Urban traffic monitoring based on deep learning on an embedded GPU
Nocua M. Fredy, Pérez-Holguín Wilson-Javier, Pardo-Beainy Camilo
Abstract
This paper presents a deep learning-based system for urban traffic monitoring, focusing on the detection and tracking of motorcycles using embedded hardware, due to the high accident rates of this type of vehicle. Different convolutional neural network (CNN) models were evaluated, including MobileNet-v1-SSD, YOLOv5, and Faster R-CNN, implemented on an NVIDIA Graphics Processing Units (GPUs) board as the Jetson Xavier NX®. The MobileNet-v1-SSD model stands out for its balance between precision (90 %), recall (66 %), and latency (∼10 ms), making it ideal for real-time applications.
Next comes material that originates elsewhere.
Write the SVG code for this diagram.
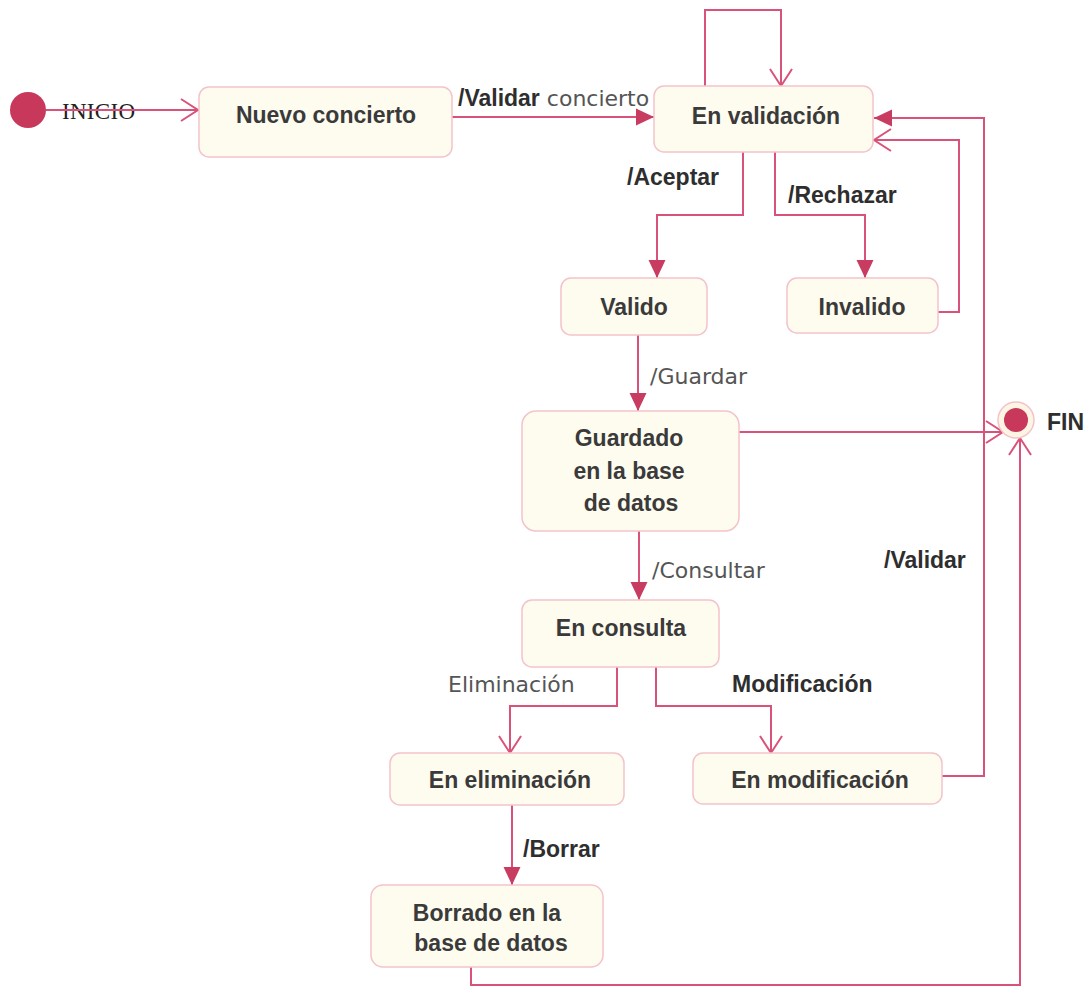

Additionally, a tracking algorithm based on optical flow using the Lucas-Kanade method was developed, complemented with logic for creating and deleting identities (IDs), enabling object tracking in dynamic scenarios with partial occlusions. The system includes a methodology for calculating key traffic variables such as speed and direction by correlating pixels with real-world distances through camera calibration. This approach demonstrates the feasibility of developing complex image-processing applications based on resource-constrained platforms by leveraging the features of efficient embedded systems such as General Purpose GPUs.